You may also notice that as well as blinkers for b&w Conscientious doesn't acknowledge Street Photography in anyway either.
Shoot B/W if that's what you need or want to do. It's like cats and dogs, they are so different, but both lovable.
I only started shooting color because I gave up the darkroom and could not make a decent B/W inkjet print. I hated color. Now that I have learned to "see" in color I like it but I also know that many photographers see color work as superficial, as characterized by the statement: "In color you see the clothes, in B/W you see the face." That's such bullshit. The prejudice runs in both directions.
To me, a color image can be as mysterious as B/W or more in that it is closer to the “thing photographed” but still an abstraction. As another photographer (me) once put it: "The camera always lies...and the more subtle the lie, the better."
I think Diane Arbus said that every picture she took came out better or worse than she thought it would. In my work, that is equally true for color as B/W.
Thanks for the Arbus quote, Ben. She articulated better than me what I was trying to say, which is that b/w negatives seem generally less predictable than color.
Does anyone out there know if Arbus ever shot color?
Still plenty of good b&w out there, even if Jorg doesn't highlight it. And well, also lots of bad medium format colour portraiture as well :o)

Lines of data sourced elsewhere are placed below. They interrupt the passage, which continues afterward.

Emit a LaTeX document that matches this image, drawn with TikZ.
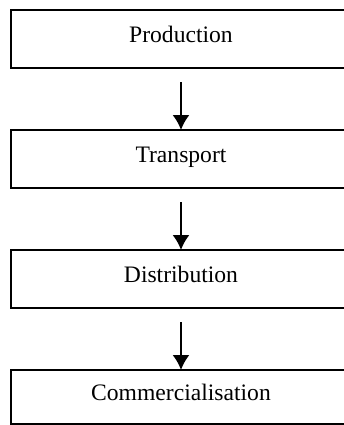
\documentclass[tikz,border=0pt]{standalone}
\usepackage{fontspec}
\setmainfont{Liberation Serif}
\usetikzlibrary{arrows.meta,positioning}

\begin{document}
\begin{tikzpicture}[
    node distance=31pt,
    block/.style={draw, line width=0.95pt, minimum width=170pt, minimum height=29pt, inner sep=0pt, outer sep=0pt,
        text height=8pt, text depth=5pt, font=\fontsize{11.8}{14}\selectfont},
    arrow/.style={-{Latex[length=7.5pt, width=8.5pt]}, line width=0.95pt, shorten <=7pt}
]
\useasboundingbox (0,0) rectangle (172pt,-212.5pt);
\node[block, anchor=north west] (prod) at (5.5pt,-5pt) {Production};
\node[block, below=of prod] (trans) {Transport};
\node[block, below=of trans] (distr) {Distribution};
\node[block, below=of distr, minimum height=27pt] (comm) {Commercialisation};
\draw[arrow] (prod) -- (trans);
\draw[arrow] (trans) -- (distr);
\draw[arrow] (distr) -- (comm);
\end{tikzpicture}
\end{document}
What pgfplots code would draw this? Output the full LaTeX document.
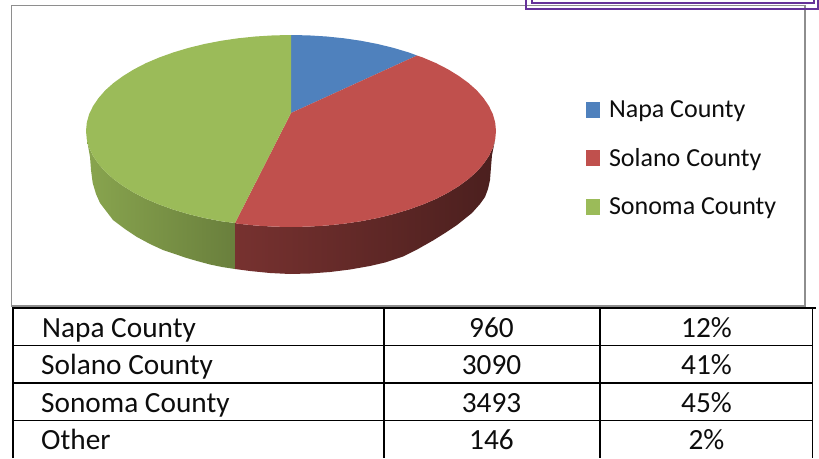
\documentclass[border=0pt]{standalone}
\usepackage{pgfplots}
\pgfplotsset{compat=1.18}
\usepackage{fontspec}
\setmainfont{Carlito}
\definecolor{napa}{HTML}{4F81BD}
\definecolor{solano}{HTML}{C0504D}
\definecolor{sonoma}{HTML}{9BBB59}
\definecolor{framegrey}{HTML}{8E8E8E}
\definecolor{boxpurple}{HTML}{663399}
\newcommand{\cell}[3]{\node[anchor=base,inner sep=0pt,text=black!95] at (axis cs:#1,#2) {\fontsize{29.3}{29.3}\selectfont #3};}
\newcommand{\lcell}[3]{\node[anchor=base west,inner sep=0pt,text=black!95] at (axis cs:#1,#2) {\fontsize{29.3}{29.3}\selectfont #3};}
\begin{document}
\begin{tikzpicture}
\useasboundingbox (0,0) rectangle (819pt,458pt);
\begin{axis}[
  at={(0,0)}, anchor=south west,
  scale only axis, width=819pt, height=458pt,
  xmin=0, xmax=819, ymin=0, ymax=458, y dir=reverse,
  hide axis, no markers,
  legend style={draw=none, fill=none, at={(axis cs:586,100)}, anchor=north west,
    font=\fontsize{26}{26}\selectfont, row sep=27.3pt, inner sep=0pt, outer sep=0pt,
    legend cell align=left, nodes={inner sep=1pt, text=black!95},
    /tikz/every odd column/.append style={column sep=8pt}},
  legend image code/.code={\fill[#1] (0pt,-8pt) rectangle (14pt,8pt);},
]
% chart frame
\addplot[forget plot, draw=framegrey, line width=1.8pt] coordinates {(11.5,5.5) (805,5.5) (805,306) (11.5,306)} -- cycle;
% purple boxes
\addplot[forget plot, draw=boxpurple, line width=2pt] coordinates {(525.5,0) (525.5,8.5) (817.5,8.5) (817.5,0)};
\addplot[forget plot, draw=boxpurple, line width=2pt] coordinates {(531.5,0) (531.5,3) (814,3) (814,0)};
% side of the pie: green
\addplot[forget plot, draw=none, left color=sonoma!88!black, right color=sonoma!68!black] coordinates {
 (235,223) (220.9,221.2) (204.4,218) (188.5,214.1) (173.4,209.6) (159.2,204.5) (146,198.9) (134,192.7) (123.1,186) (113.5,179) (105.2,171.6) (98.4,163.8) (93,155.8) (89.1,147.7) (87,140)
 (90,157) (91,170) (92.7,183) (96,194) (100,203) (113,220) (125,229) (137,237) (150,244) (163,250) (175,254) (185,257.5) (197,261) (210,264.5) (222,267) (235,269)} -- cycle;
% side of the pie: red
\addplot[forget plot, draw=none, left color=solano!62!black, middle color=solano!39!black, right color=solano!39!black] coordinates {
 (235,223) (237.9,223.7) (255.4,225.5) (273.1,226.6) (291,227) (308.9,226.6) (326.6,225.5) (344.1,223.7) (361.1,221.2) (377.6,218) (393.5,214.1) (408.6,209.6) (422.8,204.5) (436,198.9) (448,192.7) (458.9,186) (468.5,179) (476.8,171.6) (483.6,163.8) (489,155.8) (492.9,147.7) (495,140)
 (492,155) (491,167) (490,180) (488,189) (485,197) (480,204) (472,213) (457,225) (445,233) (433,240.5) (418,249) (403,256.5) (385,262.5) (370,266) (350,269.5) (330,272) (310,273.5) (290,274) (270,273) (250,271) (235,269)} -- cycle;
% top of the pie
\addplot[draw=none, fill=napa] coordinates {
 (291,113) (291,35) (308.9,35.4) (326.6,36.5) (344.1,38.3) (361.1,40.8) (377.6,44) (393.5,47.9) (408.6,52.4) (417,55.5)} -- cycle;
\addlegendentry{Napa County}
\addplot[draw=none, fill=solano] coordinates {
 (291,113) (417,55.5) (422.8,57.5) (436,63.1) (448,69.3) (458.9,76) (468.5,83) (476.8,90.4) (483.6,98.2) (489,106.2) (492.9,114.3) (495.2,122.6) (496,131) (495.2,139.4) (492.9,147.7) (489,155.8) (483.6,163.8) (476.8,171.6) (468.5,179) (458.9,186) (448,192.7) (436,198.9) (422.8,204.5) (408.6,209.6) (393.5,214.1) (377.6,218) (361.1,221.2) (344.1,223.7) (326.6,225.5) (308.9,226.6) (291,227) (273.1,226.6) (255.4,225.5) (237.9,223.7) (235,223)} -- cycle;
\addlegendentry{Solano County}
\addplot[draw=none, fill=sonoma] coordinates {
 (291,113) (235,223) (220.9,221.2) (204.4,218) (188.5,214.1) (173.4,209.6) (159.2,204.5) (146,198.9) (134,192.7) (123.1,186) (113.5,179) (105.2,171.6) (98.4,163.8) (93,155.8) (89.1,147.7) (86.8,139.4) (86,131) (86.8,122.6) (89.1,114.3) (93,106.2) (98.4,98.2) (105.2,90.4) (113.5,83) (123.1,76) (134,69.3) (146,63.1) (159.2,57.5) (173.4,52.4) (188.5,47.9) (204.4,44) (220.9,40.8) (237.9,38.3) (255.4,36.5) (273.1,35.4) (291,35)} -- cycle;
\addlegendentry{Sonoma County}
% table rules
\addplot[forget plot, draw=black, line width=2.2pt] coordinates {(13,458) (13,308) (815.5,308)};
\addplot[forget plot, draw=black, line width=1.8pt] coordinates {(812.5,308) (812.5,458)};
\addplot[forget plot, draw=black, line width=1.5pt] coordinates {(384,308) (384,458)};
\addplot[forget plot, draw=black, line width=1.5pt] coordinates {(600,308) (600,458)};
\addplot[forget plot, draw=black, line width=1.5pt] coordinates {(13,345.7) (812.5,345.7)};
\addplot[forget plot, draw=black, line width=1.5pt] coordinates {(13,383) (812.5,383)};
\addplot[forget plot, draw=black, line width=1.5pt] coordinates {(13,420.7) (812.5,420.7)};
% table text
\lcell{42}{337}{Napa County}
\lcell{41}{374}{Solano County}
\lcell{41}{412}{Sonoma County}
\lcell{41}{449.5}{Other}
\cell{491.5}{337}{960}
\cell{491.5}{374}{3090}
\cell{491.5}{412}{3493}
\cell{491.5}{449.5}{146}
\cell{706.5}{337}{12\%}
\cell{706.5}{374}{41\%}
\cell{706.5}{412}{45\%}
\cell{706.5}{449.5}{2\%}
\end{axis}
\end{tikzpicture}
\end{document}
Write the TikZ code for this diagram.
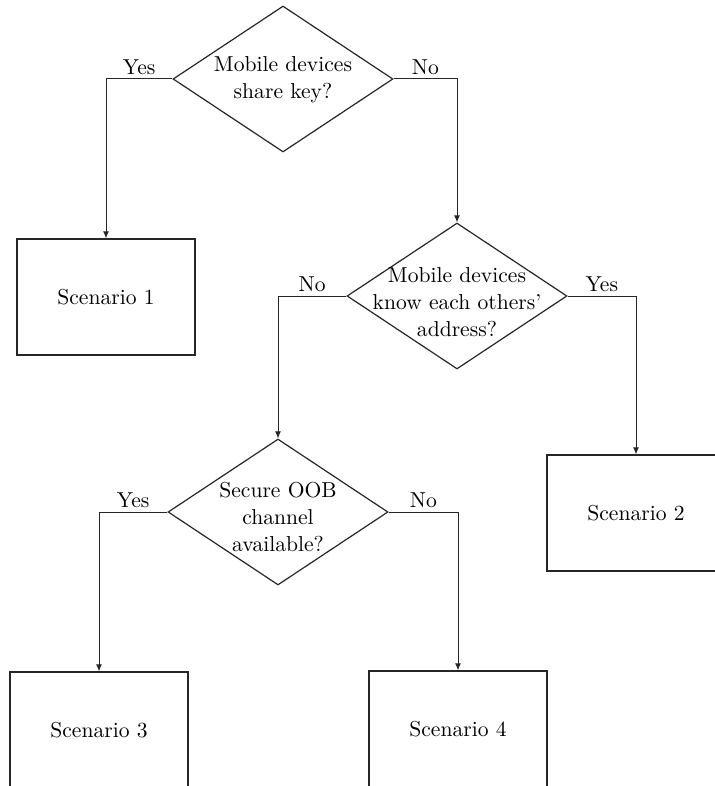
\documentclass[tikz,border=0pt]{standalone}
\usetikzlibrary{shapes.geometric,arrows.meta}
\begin{document}
\begin{tikzpicture}[x=0.5pt,y=-0.5pt,
  every node/.style={font=\fontsize{10.8}{13.5}\selectfont},
  decision/.style={draw=black!85,line width=0.6pt,shape=diamond,inner sep=0pt,minimum width=110pt,minimum height=73pt},
  dtext/.style={align=center,inner sep=0pt},
  scen/.style={draw=black!85,line width=0.6pt,rectangle,minimum width=89pt,minimum height=58pt,inner sep=0pt},
  conn/.style={draw=black!85,line width=0.5pt,-{Latex[length=3.5pt,width=3pt]}},
  lbl/.style={pos=0.25,above,inner sep=2pt}]
\useasboundingbox (0,0) rectangle (714,786);
% decisions
\node[decision] (d1) at (283,79) {};
\node[dtext] (t1) at (283,80) {Mobile devices\\share key?};
\node[decision] (d2) at (457,296) {};
\node[dtext] (t2) at (457,302) {Mobile devices\\know each others'\\address?};
\node[decision] (d3) at (278,512) {};
\node[dtext] (t3) at (278,517) {Secure OOB\\channel\\available?};
% scenarios
\node[scen] (s1) at (106,297) {Scenario 1};
\node[scen] (s2) at (636,513) {Scenario 2};
\node[scen] (s3) at (99,730) {Scenario 3};
\node[scen] (s4) at (458,729) {Scenario 4};
% connectors
\draw[conn] (d1.west) -| node[lbl] {Yes} (s1.north);
\draw[conn] (d1.east) -| node[lbl] {No} (d2.north);
\draw[conn] (d2.west) -| node[lbl] {No} (d3.north);
\draw[conn] (d2.east) -| node[lbl] {Yes} (s2.north);
\draw[conn] (d3.west) -| node[lbl] {Yes} (s3.north);
\draw[conn] (d3.east) -| node[lbl] {No} (s4.north);
\end{tikzpicture}
\end{document}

Many times I find that the fact that colour seems to stick more to reality makes it ultimately limiting. I do like colour work, but it's just that it has its space along b&w.
I shoot mostly in b&w and also mostly like black and white photography (and am not very fond of some of the stuff Colberg shows (and other work in the Stephen Shore et al school of photographic boredom)). As someone noted above, there are a lot of good work, street photo being one, that Colberg rarely mentions.
This current trend towards colour could be something positive, in that it makes good b&w work stand out.
I was at a Mary Ellen Mark retrospective recently and there were many people there. B&w still has an audience.